*STORED RECORDS*

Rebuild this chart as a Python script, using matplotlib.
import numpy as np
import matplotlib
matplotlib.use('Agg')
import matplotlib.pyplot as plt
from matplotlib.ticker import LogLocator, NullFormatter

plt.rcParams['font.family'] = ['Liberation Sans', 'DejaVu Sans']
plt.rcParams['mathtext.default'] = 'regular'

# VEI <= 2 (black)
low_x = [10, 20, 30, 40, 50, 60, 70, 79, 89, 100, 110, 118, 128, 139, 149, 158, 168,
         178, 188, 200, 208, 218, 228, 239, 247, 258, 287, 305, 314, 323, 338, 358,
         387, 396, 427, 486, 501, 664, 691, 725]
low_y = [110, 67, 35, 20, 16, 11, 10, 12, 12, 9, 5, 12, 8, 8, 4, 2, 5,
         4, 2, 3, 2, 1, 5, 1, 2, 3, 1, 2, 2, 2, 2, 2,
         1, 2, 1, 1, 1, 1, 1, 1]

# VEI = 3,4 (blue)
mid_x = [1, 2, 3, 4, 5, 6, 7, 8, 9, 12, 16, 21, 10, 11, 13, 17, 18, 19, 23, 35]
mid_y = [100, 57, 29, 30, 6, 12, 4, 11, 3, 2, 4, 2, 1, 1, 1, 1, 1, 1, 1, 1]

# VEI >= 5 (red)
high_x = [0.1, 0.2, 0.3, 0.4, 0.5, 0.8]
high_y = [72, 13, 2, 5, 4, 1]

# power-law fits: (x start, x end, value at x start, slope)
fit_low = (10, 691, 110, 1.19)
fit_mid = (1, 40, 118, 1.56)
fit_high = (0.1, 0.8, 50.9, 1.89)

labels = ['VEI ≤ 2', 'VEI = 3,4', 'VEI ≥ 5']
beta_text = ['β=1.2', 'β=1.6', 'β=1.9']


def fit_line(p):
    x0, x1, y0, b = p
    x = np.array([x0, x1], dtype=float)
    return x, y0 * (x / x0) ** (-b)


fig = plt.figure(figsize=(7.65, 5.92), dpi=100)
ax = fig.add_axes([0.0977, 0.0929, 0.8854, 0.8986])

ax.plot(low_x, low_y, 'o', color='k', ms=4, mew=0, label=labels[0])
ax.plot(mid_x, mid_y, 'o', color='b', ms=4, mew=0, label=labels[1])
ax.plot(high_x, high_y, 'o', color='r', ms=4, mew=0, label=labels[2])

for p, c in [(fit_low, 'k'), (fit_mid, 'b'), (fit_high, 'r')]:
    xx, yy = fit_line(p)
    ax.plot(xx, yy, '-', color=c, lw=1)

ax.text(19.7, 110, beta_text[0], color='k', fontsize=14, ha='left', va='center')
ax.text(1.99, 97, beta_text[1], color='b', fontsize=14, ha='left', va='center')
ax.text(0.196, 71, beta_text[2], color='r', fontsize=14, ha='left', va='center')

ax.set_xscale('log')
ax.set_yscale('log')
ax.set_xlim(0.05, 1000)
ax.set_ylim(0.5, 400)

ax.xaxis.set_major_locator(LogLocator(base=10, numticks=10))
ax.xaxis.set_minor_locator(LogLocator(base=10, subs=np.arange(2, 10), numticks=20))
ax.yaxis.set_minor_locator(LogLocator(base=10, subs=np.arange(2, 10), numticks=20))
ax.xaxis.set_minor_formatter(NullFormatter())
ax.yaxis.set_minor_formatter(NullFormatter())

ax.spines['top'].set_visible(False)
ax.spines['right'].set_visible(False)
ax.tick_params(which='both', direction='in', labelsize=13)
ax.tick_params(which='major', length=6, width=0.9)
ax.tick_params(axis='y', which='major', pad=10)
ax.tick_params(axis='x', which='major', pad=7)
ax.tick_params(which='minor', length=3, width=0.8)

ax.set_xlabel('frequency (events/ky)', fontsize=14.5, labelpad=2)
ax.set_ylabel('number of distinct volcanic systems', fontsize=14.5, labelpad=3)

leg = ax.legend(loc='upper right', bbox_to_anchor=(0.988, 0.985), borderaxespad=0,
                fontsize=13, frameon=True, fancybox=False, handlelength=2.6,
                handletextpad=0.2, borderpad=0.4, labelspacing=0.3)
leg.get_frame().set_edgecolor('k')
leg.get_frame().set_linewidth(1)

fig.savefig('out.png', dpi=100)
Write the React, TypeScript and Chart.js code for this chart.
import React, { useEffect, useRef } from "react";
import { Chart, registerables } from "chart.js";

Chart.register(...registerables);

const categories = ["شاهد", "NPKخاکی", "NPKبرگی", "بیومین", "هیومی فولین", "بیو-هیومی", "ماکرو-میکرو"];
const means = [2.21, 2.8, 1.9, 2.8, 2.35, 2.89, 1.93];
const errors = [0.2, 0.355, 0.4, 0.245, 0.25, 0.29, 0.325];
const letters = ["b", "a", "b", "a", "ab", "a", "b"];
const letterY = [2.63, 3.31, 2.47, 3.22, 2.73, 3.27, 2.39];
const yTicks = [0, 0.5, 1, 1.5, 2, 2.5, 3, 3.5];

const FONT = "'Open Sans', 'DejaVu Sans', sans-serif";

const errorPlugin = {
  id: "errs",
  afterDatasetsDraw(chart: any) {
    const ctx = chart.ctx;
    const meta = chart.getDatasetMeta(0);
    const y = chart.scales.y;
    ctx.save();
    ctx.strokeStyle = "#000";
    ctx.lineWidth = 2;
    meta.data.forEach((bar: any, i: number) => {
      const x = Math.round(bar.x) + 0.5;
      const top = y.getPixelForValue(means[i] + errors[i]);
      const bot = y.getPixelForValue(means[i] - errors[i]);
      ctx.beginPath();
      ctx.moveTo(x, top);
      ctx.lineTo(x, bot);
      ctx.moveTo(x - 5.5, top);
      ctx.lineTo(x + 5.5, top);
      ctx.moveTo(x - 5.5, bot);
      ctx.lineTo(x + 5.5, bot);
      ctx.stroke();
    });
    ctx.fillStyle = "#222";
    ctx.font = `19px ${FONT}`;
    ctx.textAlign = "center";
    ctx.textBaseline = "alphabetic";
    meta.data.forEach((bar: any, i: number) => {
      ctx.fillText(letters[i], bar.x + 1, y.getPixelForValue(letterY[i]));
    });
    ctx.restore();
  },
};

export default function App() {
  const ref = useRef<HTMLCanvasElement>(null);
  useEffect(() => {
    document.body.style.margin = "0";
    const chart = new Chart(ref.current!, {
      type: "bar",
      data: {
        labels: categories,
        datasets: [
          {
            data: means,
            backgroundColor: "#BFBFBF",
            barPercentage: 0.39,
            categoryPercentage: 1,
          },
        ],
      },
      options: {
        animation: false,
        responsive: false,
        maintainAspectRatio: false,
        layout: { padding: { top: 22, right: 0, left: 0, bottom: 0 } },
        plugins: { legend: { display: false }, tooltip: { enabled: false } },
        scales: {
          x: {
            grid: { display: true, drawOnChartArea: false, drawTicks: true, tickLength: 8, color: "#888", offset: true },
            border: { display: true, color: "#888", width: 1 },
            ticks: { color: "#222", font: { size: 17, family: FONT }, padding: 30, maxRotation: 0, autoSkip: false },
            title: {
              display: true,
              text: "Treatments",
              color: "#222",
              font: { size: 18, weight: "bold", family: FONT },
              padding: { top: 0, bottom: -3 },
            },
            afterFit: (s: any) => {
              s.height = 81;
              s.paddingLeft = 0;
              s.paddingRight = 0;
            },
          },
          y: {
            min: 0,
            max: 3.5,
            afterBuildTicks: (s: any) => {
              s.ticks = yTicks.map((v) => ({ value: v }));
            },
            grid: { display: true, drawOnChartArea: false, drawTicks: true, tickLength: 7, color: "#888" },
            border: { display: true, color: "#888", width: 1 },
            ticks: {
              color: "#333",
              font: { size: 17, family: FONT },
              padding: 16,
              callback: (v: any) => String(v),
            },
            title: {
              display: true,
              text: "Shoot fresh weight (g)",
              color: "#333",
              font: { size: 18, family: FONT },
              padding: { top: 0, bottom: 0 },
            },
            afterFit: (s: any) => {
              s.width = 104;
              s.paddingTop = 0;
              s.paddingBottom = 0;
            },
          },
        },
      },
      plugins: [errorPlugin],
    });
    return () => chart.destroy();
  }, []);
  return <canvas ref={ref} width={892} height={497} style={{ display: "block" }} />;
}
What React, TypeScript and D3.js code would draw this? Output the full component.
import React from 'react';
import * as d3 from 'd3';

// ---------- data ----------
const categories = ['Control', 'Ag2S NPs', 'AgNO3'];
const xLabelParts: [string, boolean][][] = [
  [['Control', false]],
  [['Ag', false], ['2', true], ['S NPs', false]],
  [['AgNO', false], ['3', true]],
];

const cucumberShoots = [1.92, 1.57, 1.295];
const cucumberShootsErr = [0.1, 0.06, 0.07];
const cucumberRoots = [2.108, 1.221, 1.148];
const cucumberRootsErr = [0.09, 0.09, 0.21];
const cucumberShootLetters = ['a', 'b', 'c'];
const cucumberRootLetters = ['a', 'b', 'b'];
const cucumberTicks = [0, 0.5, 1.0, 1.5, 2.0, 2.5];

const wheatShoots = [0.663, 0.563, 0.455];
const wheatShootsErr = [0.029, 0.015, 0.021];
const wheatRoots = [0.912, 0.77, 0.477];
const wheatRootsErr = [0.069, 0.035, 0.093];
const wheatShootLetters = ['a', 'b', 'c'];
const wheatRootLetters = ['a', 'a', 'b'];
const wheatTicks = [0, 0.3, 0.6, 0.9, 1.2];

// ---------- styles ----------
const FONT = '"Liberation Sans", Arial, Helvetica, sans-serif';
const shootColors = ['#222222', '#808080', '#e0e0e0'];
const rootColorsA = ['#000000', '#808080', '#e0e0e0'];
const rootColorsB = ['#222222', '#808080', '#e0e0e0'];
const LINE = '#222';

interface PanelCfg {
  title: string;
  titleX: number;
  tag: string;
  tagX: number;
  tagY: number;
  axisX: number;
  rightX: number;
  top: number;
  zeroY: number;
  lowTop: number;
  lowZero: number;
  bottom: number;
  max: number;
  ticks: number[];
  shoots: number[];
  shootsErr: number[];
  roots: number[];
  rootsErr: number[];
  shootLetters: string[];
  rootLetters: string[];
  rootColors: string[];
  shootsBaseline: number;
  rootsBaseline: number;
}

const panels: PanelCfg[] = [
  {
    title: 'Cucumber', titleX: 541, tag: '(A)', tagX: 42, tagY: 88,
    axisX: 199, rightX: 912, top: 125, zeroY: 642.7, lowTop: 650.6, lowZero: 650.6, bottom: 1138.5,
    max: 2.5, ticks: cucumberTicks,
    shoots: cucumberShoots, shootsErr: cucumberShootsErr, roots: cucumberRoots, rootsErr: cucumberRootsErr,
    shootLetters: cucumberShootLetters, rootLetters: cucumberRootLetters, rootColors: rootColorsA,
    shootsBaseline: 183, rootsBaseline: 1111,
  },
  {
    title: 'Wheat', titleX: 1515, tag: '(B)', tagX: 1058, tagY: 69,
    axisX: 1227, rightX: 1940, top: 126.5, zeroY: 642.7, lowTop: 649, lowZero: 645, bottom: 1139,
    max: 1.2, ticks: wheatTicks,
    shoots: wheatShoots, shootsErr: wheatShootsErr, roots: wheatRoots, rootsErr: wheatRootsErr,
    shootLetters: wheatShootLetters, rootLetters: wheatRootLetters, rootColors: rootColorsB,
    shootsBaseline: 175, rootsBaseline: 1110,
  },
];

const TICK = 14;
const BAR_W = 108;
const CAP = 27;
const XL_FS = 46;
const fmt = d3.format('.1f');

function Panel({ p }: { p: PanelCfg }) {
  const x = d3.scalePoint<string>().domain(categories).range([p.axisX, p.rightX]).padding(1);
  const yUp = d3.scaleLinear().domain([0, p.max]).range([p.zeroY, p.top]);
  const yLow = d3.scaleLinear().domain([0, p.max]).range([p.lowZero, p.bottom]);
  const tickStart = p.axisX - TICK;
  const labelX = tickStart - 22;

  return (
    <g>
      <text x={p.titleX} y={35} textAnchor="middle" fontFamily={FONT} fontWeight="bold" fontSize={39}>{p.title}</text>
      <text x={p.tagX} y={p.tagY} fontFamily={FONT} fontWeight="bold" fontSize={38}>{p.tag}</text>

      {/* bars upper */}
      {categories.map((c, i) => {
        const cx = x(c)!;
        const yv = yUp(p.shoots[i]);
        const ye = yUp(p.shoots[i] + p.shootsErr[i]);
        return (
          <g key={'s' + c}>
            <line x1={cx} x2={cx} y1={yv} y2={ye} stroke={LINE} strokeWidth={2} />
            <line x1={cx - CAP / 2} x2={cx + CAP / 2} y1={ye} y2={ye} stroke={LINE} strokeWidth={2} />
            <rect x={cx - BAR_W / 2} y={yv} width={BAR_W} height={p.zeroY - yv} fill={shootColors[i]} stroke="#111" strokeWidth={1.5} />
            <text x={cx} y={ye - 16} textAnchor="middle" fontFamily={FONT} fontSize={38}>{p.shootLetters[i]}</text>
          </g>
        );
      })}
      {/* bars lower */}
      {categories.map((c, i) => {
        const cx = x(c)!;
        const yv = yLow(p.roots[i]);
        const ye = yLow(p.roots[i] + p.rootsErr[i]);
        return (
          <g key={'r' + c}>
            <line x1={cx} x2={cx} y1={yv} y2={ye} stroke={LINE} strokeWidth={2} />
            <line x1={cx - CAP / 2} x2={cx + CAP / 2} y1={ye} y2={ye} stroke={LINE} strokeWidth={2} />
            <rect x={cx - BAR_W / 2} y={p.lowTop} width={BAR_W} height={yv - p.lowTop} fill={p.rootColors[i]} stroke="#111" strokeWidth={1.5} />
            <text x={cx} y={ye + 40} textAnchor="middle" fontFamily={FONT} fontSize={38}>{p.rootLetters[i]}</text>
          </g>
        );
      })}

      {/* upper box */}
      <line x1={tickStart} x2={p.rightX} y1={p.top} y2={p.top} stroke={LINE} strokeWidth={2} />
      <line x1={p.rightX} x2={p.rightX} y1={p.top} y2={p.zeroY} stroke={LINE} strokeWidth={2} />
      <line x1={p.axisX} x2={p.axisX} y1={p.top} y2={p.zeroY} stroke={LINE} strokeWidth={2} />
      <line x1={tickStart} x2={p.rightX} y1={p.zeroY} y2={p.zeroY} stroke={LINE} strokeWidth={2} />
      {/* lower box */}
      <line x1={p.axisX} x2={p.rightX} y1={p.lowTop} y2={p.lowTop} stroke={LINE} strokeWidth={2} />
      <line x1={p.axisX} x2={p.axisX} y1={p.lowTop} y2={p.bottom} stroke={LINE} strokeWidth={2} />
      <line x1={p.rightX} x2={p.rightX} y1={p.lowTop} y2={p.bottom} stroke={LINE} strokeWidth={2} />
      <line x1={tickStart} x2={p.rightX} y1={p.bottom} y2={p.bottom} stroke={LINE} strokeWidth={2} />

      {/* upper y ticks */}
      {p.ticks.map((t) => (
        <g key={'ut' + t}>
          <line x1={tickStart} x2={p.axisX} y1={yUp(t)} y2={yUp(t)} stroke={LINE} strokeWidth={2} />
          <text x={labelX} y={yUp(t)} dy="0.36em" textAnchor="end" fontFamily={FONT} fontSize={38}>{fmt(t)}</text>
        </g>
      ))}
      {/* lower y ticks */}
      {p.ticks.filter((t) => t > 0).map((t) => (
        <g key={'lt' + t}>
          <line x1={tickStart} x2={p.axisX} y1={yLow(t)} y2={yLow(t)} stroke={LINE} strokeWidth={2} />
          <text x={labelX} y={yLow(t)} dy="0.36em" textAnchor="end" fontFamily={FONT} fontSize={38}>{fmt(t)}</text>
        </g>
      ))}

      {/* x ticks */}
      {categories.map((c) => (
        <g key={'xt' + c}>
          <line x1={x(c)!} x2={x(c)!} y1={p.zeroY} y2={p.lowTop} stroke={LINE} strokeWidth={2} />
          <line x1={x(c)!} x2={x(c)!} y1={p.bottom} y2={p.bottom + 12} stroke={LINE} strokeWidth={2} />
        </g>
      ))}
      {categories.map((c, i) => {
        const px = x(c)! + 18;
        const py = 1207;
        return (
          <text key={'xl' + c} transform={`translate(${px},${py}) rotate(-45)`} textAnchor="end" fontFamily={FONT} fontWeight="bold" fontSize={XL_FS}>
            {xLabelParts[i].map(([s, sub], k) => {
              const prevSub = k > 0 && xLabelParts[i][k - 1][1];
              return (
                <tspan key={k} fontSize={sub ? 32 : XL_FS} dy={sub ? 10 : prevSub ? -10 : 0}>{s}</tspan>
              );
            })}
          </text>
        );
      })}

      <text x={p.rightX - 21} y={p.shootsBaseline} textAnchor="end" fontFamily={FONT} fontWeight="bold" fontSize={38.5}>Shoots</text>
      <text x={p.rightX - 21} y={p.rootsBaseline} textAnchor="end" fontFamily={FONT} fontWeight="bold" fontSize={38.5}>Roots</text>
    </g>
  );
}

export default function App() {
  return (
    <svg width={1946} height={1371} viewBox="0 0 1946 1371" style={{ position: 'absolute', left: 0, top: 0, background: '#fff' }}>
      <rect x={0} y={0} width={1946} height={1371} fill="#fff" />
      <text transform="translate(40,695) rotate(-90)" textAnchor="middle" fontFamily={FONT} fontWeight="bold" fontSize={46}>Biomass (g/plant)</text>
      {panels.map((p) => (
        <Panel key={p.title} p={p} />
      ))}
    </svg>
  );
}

*EXERCISE OBJECTIVE*
Produce the lines from the top of the listing through the "plt.rcParams['mathtext.default'] = 'regular'" line exactly as they appear, with no additional output.

*RESPONSE TO THE TASK*
Rebuild this chart as a Python script, using matplotlib.
import numpy as np
import matplotlib
matplotlib.use('Agg')
import matplotlib.pyplot as plt
from matplotlib.ticker import LogLocator, NullFormatter

plt.rcParams['font.family'] = ['Liberation Sans', 'DejaVu Sans']
plt.rcParams['mathtext.default'] = 'regular'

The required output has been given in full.